In the end, for story-purposes, great liberties had to be taken in order to make the Soviet defeat to happen, keep it in mind before going into the commentaries and accusing me of being some sort of Wehrmacht supporter.
 
DISCLAIMER: This is where much of the "Handwavium" had to be spent, the concept of a German victory on the Eastern Front is sketchy at best and Stalin's incompetence really had to be increased to 1945 Hitler levels in order to make this work. Assume the absolute worst case scenario had to happen with the USSR here, such as the factory relocation to the east starting off too late, a bigger siege of Kiev, a German focus in capturing the Caucasus instead of Typhoon, etc.

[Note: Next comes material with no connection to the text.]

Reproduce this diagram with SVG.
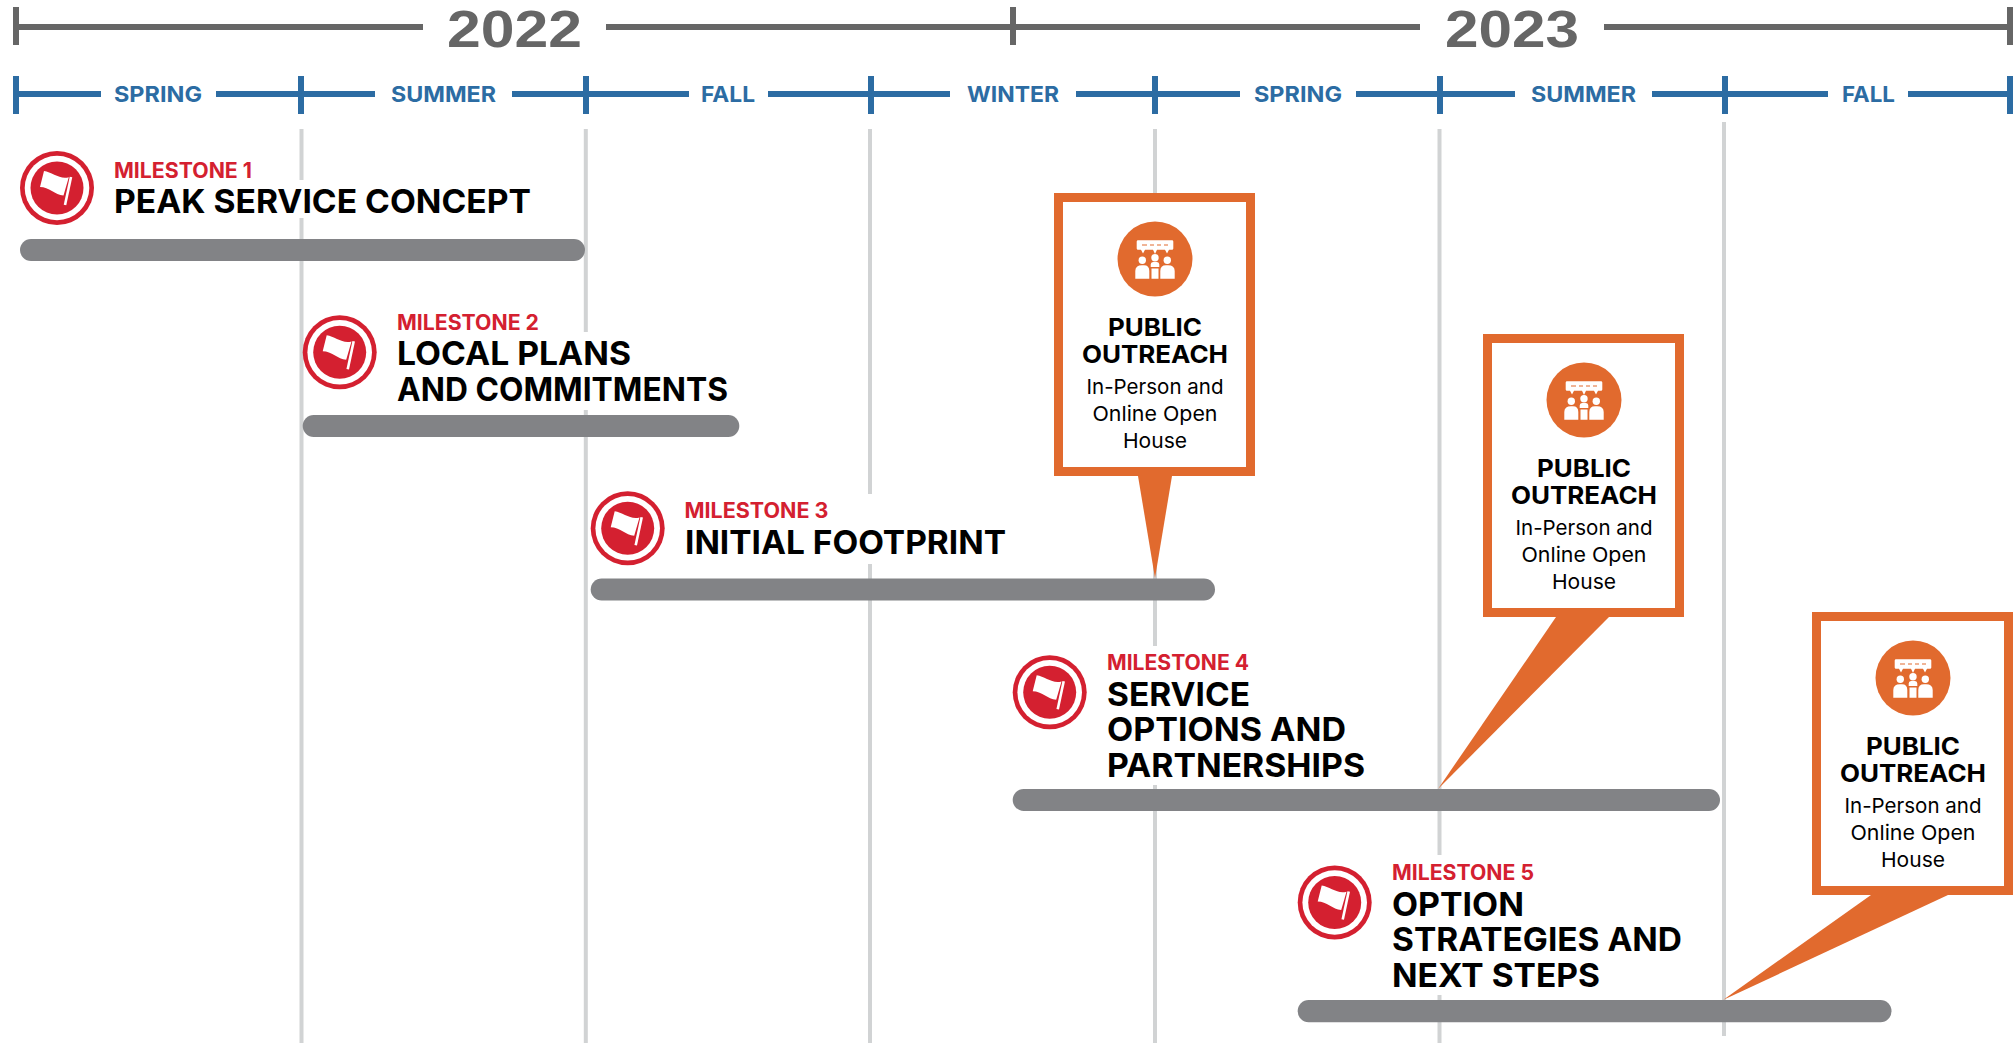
<svg xmlns="http://www.w3.org/2000/svg" xmlns:xlink="http://www.w3.org/1999/xlink" width="2013" height="1043" viewBox="0 0 2013 1043">
<style>
text{font-family:Inter,"Liberation Sans",sans-serif}
.yr{font-family:"Liberation Sans",Arial,sans-serif;font-size:52px;font-weight:700;fill:#666}
.sn{font-size:22px;font-weight:700;fill:#2c6ca3}
.ml{font-size:21px;font-weight:700;fill:#d42030}
.mt{font-size:33px;font-weight:700;fill:#000}
.ph{font-size:24.500px;font-weight:700;fill:#000;text-anchor:middle}
.ps{font-size:20.500px;font-weight:400;fill:#000;text-anchor:middle}
.g{stroke:#666;stroke-width:6;fill:none}
.b{stroke:#2c6ca3;stroke-width:6;fill:none}
.v{stroke:#d1d3d4;stroke-width:4;fill:none}
.bar{fill:#828386}
.o{fill:#e16a2e}
</style>
<defs>
<g id="flag">
<circle r="37" fill="#d42030"/><circle r="32.300" fill="#fff"/><circle r="26.500" fill="#d42030"/>
<path d="M-13-17C-5-16 3-8 11.800-10.800L6.500 7.500C-2 7-8-1-17-1Z" fill="#fff"/>
<path d="M14-11 8 17" stroke="#fff" stroke-width="2.600" fill="none"/>
</g>
<g id="pub">
<circle r="37.500" class="o"/>
<path d="M-17-18.700H17Q18.300-18.700 18.300-17.400V-10.600Q18.300-9.300 17-9.300H14L12-5.500 10-9.300H2L0-5-2-9.300H-10L-12-5.500-14-9.300H-17Q-18.300-9.300-18.300-10.600V-17.400Q-18.300-18.700-17-18.700Z" fill="#fff"/>
<path d="M-13-14H-8M-5-14H-1M2-14H6M9-14H13" stroke="#e16a2e" stroke-width="1.200"/>
<circle cx="-12.700" cy="1.300" r="3.700" fill="#fff"/><circle cx="0" cy="-1.300" r="3.700" fill="#fff"/><circle cx="12.300" cy="1.300" r="3.700" fill="#fff"/>
<path d="M-19.700 19.700V12Q-19.700 6.300-13 6.300H-11Q-5.700 6.300-5.700 12V19.700ZM19.700 19.700V12Q19.700 6.300 13 6.300H11Q5.300 6.300 5.300 12V19.700ZM-4.300 8V5.500Q-4.300 3-2 3H2Q4.300 3 4.300 5.500V8ZM-3.500 9.500H3.500V19.700H-3.500Z" fill="#fff"/>
</g>
</defs>
<rect width="2013" height="1043" fill="#fff"/>
<g id="axis-years">
<path class="g" d="M16 27H423M606 27H1420M1604 27H2010M16 7V45M1013 7V45M2010 7V45"/>
<text class="yr" x="447" y="47" textLength="135" lengthAdjust="spacingAndGlyphs">2022</text>
<text class="yr" x="1445" y="47" textLength="134" lengthAdjust="spacingAndGlyphs">2023</text>
</g>
<g id="axis-seasons">
<path class="b" d="M16 94H101M216 94H375M512 94H689M768 94H950M1076 94H1240M1356 94H1515M1652 94H1828M1908 94H2010M16 76V114M301 76V114M586 76V114M871 76V114M1155 76V114M1440 76V114M1725 76V114M2010 76V114"/>
<text class="sn" x="114" y="102" textLength="88" lengthAdjust="spacingAndGlyphs">SPRING</text>
<text class="sn" x="391" y="102" textLength="105" lengthAdjust="spacingAndGlyphs">SUMMER</text>
<text class="sn" x="701" y="102" textLength="54" lengthAdjust="spacingAndGlyphs">FALL</text>
<text class="sn" x="967" y="102" textLength="92" lengthAdjust="spacingAndGlyphs">WINTER</text>
<text class="sn" x="1254" y="102" textLength="88" lengthAdjust="spacingAndGlyphs">SPRING</text>
<text class="sn" x="1531" y="102" textLength="105" lengthAdjust="spacingAndGlyphs">SUMMER</text>
<text class="sn" x="1842" y="102" textLength="53" lengthAdjust="spacingAndGlyphs">FALL</text>
</g>
<g id="grid">
<path class="v" d="M301.500 129V1043M585.800 129V1043M870 129V1043M1155 129V1043M1439.500 129V1043M1724 122V1036"/>
</g>
<g id="halos" fill="#fff">
<rect x="285" y="180" width="40" height="38"/>
<rect x="570" y="332" width="40" height="78"/>
<rect x="855" y="494" width="40" height="70"/>
<rect x="1140" y="646" width="40" height="139"/>
<rect x="1425" y="855" width="40" height="140"/>
</g>
<g id="connectors">
<path class="o" d="M1138 476H1172L1155 578Z"/>
<path class="o" d="M1556 617H1609L1438 789Z"/>
<path class="o" d="M1871 895H1948L1723 1000Z"/>
</g>
<g id="milestone-1">
<rect class="bar" x="20" y="239" width="565" height="22" rx="11"/>
<use xlink:href="#flag" href="#flag" x="57" y="188"/>
<text class="ml" x="114" y="178" textLength="138" lengthAdjust="spacingAndGlyphs">MILESTONE 1</text>
<text class="mt" x="114" y="213" textLength="417" lengthAdjust="spacingAndGlyphs">PEAK SERVICE CONCEPT</text>
</g>
<g id="milestone-2">
<rect class="bar" x="302.700" y="415" width="436.600" height="22" rx="11"/>
<use xlink:href="#flag" href="#flag" x="339.700" y="352.300"/>
<text class="ml" x="397" y="330" textLength="142" lengthAdjust="spacingAndGlyphs">MILESTONE 2</text>
<text class="mt" x="397" y="365" textLength="234" lengthAdjust="spacingAndGlyphs">LOCAL PLANS</text>
<text class="mt" x="397" y="401" textLength="331" lengthAdjust="spacingAndGlyphs">AND COMMITMENTS</text>
</g>
<g id="milestone-3">
<rect class="bar" x="590.700" y="578.500" width="624.300" height="22" rx="11"/>
<use xlink:href="#flag" href="#flag" x="627.700" y="528.300"/>
<text class="ml" x="684.500" y="518" textLength="144" lengthAdjust="spacingAndGlyphs">MILESTONE 3</text>
<text class="mt" x="685" y="554" textLength="321" lengthAdjust="spacingAndGlyphs">INITIAL FOOTPRINT</text>
</g>
<g id="milestone-4">
<rect class="bar" x="1012.700" y="789" width="707.300" height="22" rx="11"/>
<use xlink:href="#flag" href="#flag" x="1049.700" y="692.300"/>
<text class="ml" x="1107" y="670" textLength="142" lengthAdjust="spacingAndGlyphs">MILESTONE 4</text>
<text class="mt" x="1107" y="705.700" textLength="143" lengthAdjust="spacingAndGlyphs">SERVICE</text>
<text class="mt" x="1107" y="741" textLength="239" lengthAdjust="spacingAndGlyphs">OPTIONS AND</text>
<text class="mt" x="1107" y="776.700" textLength="258" lengthAdjust="spacingAndGlyphs">PARTNERSHIPS</text>
</g>
<g id="milestone-5">
<rect class="bar" x="1297.700" y="1000" width="593.800" height="22.300" rx="11"/>
<use xlink:href="#flag" href="#flag" x="1334.700" y="902.500"/>
<text class="ml" x="1392" y="880" textLength="142" lengthAdjust="spacingAndGlyphs">MILESTONE 5</text>
<text class="mt" x="1392" y="916" textLength="132" lengthAdjust="spacingAndGlyphs">OPTION</text>
<text class="mt" x="1392" y="951" textLength="290" lengthAdjust="spacingAndGlyphs">STRATEGIES AND</text>
<text class="mt" x="1392" y="986.700" textLength="208" lengthAdjust="spacingAndGlyphs">NEXT STEPS</text>
</g>
<g id="callout-1">
<rect x="1058.500" y="197.500" width="192" height="274" fill="#fff" stroke="#e16a2e" stroke-width="9"/>
<use xlink:href="#pub" href="#pub" x="1155" y="259"/>
<text class="ph" x="1155" y="336" textLength="94" lengthAdjust="spacingAndGlyphs">PUBLIC</text><text class="ph" x="1155" y="363" textLength="146" lengthAdjust="spacingAndGlyphs">OUTREACH</text>
<text class="ps" x="1155" y="394" textLength="137" lengthAdjust="spacingAndGlyphs">In-Person and</text><text class="ps" x="1155" y="420.500" textLength="125" lengthAdjust="spacingAndGlyphs">Online Open</text><text class="ps" x="1155" y="447.500" textLength="64" lengthAdjust="spacingAndGlyphs">House</text>
</g>
<g id="callout-2">
<rect x="1487.500" y="338.500" width="192" height="274" fill="#fff" stroke="#e16a2e" stroke-width="9"/>
<use xlink:href="#pub" href="#pub" x="1584" y="400"/>
<text class="ph" x="1584" y="477" textLength="94" lengthAdjust="spacingAndGlyphs">PUBLIC</text><text class="ph" x="1584" y="504" textLength="146" lengthAdjust="spacingAndGlyphs">OUTREACH</text>
<text class="ps" x="1584" y="535" textLength="137" lengthAdjust="spacingAndGlyphs">In-Person and</text><text class="ps" x="1584" y="561.500" textLength="125" lengthAdjust="spacingAndGlyphs">Online Open</text><text class="ps" x="1584" y="588.500" textLength="64" lengthAdjust="spacingAndGlyphs">House</text>
</g>
<g id="callout-3">
<rect x="1816.500" y="616.500" width="192" height="274" fill="#fff" stroke="#e16a2e" stroke-width="9"/>
<use xlink:href="#pub" href="#pub" x="1913" y="678"/>
<text class="ph" x="1913" y="755" textLength="94" lengthAdjust="spacingAndGlyphs">PUBLIC</text><text class="ph" x="1913" y="782" textLength="146" lengthAdjust="spacingAndGlyphs">OUTREACH</text>
<text class="ps" x="1913" y="813" textLength="137" lengthAdjust="spacingAndGlyphs">In-Person and</text><text class="ps" x="1913" y="839.500" textLength="125" lengthAdjust="spacingAndGlyphs">Online Open</text><text class="ps" x="1913" y="866.500" textLength="64" lengthAdjust="spacingAndGlyphs">House</text>
</g>
</svg>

In the end, for story-purposes, great liberties had to be taken in order to make the Soviet defeat to happen, keep it in mind before going into the commentaries and accusing me of being some sort of Wehrmacht supporter.
I think a more realistic way to get an Axis victory in the eastern front would've been for Japan to invade the USSR alongside Germany, thus making the Soviets fight a two front war. Then again, that's a whole other timeline. Has anyone done a Japan invades the Soviet Union instead of attacking the U.S. timeline? If so, let me know where to find it.
On another note, Russia is going to be a mess to say the least. I wonder if Communism in Russia is going to collapse entirely (although that'd probably lead to some sort of warring states period in Russia). I also wonder if the U.S. is going to intervene and create some sort of puppet state in the Russian Far East.
Either way, great work.
 
I think a more realistic way to get an Axis victory in the eastern front would've been for Japan to invade the USSR alongside Germany, thus making the Soviets fight a two front war. Then again, that's a whole other timeline. Has anyone done a Japan invades the Soviet Union instead of attacking the U.S. timeline? If so, let me know where to find it.
On another note, Russia is going to be a mess to say the least. I wonder if Communism in Russia is going to collapse entirely (although that'd probably lead to some sort of warring states period in Russia). I also wonder if the U.S. is going to intervene and create some sort of puppet state in the Russian Far East.
Either way, great work.
Thanks, the invasion of the Far East by Japan was something that would’ve never happened (at least not while the USSR is still intact) after the Japanese saw what happened in Khalkhin Gol, the Soviet land forces were far too much for the IJA to handle due to it’s technological and tactical edge. As for an expedition in the Russian Far East... you should be careful with what you wish for.
 
What generals right now could be considered Stalin loyalists (aside from the obvious ones like Kulik, Budyonny, and Voroshilov)? Maybe Rokossovsky and/or Konev?
 
Thanks, the invasion of the Far East by Japan was something that would’ve never happened (at least not while the USSR is still intact) after the Japanese saw what happened in Khalkhin Gol, the Soviet land forces were far too much for the IJA to handle due to it’s technological and tactical edge. As for an expedition in the Russian Far East... you should be careful with what you wish for.
I have to agree with this.

Khalkhin Gol pretty much "proved" to the Japanese that them attempting to invade the Soviets would've only gone poorly. And iirc the Soviets didn't pull troops from the East until they signed an agreement with Japan and Japan became too occupied in the Southern Strategy.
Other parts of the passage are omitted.